:: Job ::
Below are the records; copy each line in them that holds the word "chart".

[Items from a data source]
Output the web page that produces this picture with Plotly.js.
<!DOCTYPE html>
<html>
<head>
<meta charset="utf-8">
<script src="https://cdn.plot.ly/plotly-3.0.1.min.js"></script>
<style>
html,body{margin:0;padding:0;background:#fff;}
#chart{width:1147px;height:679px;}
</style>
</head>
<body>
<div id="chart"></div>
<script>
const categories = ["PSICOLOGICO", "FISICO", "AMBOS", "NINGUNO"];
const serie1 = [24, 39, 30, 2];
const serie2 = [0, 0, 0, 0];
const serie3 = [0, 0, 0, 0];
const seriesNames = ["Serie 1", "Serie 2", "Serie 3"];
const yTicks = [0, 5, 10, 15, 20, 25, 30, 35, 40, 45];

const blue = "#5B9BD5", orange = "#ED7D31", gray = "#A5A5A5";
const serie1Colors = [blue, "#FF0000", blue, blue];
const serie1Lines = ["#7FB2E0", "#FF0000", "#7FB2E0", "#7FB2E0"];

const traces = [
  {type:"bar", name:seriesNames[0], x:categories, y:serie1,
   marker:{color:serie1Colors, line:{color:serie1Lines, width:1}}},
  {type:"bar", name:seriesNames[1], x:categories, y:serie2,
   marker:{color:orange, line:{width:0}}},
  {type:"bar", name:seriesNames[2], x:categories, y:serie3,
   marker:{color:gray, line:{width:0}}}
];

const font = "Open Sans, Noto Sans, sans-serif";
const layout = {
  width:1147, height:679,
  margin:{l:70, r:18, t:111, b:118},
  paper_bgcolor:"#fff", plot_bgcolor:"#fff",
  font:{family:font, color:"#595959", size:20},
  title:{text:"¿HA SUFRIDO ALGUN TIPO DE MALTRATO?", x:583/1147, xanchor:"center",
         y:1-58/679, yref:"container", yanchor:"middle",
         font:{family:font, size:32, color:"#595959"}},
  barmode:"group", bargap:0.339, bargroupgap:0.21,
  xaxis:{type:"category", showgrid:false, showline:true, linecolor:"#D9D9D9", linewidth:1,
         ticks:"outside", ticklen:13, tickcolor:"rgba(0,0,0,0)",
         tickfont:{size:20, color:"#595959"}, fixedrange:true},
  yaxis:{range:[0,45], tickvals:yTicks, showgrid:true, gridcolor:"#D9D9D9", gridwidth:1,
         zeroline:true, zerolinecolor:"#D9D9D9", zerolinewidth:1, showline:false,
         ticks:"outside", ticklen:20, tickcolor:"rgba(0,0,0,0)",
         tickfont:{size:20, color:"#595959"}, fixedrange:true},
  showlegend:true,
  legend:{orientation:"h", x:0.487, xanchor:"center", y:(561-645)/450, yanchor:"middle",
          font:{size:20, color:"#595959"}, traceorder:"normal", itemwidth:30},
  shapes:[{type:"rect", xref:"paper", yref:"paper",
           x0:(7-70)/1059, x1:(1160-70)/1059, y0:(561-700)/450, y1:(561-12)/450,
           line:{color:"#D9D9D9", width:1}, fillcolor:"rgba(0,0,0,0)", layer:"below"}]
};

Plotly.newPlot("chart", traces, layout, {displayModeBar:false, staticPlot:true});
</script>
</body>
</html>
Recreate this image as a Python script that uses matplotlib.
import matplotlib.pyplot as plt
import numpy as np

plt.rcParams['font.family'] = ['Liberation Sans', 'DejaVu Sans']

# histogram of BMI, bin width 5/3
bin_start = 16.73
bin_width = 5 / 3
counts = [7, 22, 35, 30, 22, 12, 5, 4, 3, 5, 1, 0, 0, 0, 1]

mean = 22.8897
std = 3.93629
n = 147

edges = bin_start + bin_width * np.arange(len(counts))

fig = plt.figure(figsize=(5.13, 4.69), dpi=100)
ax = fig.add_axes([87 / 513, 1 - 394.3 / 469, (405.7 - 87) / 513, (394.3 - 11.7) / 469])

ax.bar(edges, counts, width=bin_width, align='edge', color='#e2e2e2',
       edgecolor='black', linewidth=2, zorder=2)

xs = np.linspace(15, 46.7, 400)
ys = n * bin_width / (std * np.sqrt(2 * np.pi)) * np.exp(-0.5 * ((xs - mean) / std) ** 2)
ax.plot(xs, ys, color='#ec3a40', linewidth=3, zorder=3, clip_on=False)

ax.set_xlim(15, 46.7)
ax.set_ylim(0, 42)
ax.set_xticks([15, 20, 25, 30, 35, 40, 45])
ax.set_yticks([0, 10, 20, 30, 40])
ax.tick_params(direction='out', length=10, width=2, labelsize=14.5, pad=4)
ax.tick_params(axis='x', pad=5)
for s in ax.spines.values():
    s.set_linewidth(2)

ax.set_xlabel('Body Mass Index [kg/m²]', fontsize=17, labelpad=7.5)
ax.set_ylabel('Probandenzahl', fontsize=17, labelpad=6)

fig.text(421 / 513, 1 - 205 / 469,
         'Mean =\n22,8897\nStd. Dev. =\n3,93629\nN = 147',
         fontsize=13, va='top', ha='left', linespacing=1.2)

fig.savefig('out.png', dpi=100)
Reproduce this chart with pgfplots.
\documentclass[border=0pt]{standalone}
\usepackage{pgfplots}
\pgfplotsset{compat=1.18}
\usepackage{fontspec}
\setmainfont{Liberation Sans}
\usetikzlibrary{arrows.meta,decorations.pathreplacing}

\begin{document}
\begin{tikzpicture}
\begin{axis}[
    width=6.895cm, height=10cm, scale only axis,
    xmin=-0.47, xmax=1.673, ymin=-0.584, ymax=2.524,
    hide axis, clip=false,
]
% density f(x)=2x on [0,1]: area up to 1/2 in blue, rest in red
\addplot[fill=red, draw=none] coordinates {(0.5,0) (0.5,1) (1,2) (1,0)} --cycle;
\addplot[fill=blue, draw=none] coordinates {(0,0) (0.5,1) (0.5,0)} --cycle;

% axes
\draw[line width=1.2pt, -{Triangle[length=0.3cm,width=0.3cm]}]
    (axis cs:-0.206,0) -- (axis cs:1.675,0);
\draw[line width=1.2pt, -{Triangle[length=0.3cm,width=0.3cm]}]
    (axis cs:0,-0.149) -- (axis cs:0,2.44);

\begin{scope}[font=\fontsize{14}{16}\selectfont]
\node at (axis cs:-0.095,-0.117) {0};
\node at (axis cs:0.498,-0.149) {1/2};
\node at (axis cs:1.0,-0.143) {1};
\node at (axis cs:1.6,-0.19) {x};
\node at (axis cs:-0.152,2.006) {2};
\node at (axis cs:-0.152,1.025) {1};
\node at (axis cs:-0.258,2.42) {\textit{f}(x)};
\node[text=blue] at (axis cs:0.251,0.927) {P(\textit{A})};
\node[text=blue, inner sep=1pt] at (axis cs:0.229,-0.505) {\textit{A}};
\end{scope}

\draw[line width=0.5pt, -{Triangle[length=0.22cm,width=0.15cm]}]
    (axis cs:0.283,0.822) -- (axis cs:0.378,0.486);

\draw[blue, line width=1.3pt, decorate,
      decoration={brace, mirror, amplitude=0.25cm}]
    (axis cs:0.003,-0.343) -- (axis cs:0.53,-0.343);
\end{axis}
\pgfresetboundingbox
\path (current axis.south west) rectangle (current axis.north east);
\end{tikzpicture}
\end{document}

:: Answer to the exercise ::
#chart{width:1147px;height:679px;}
<div id="chart"></div>
Plotly.newPlot("chart", traces, layout, {displayModeBar:false, staticPlot:true});
Reproduce this chart with pgfplots.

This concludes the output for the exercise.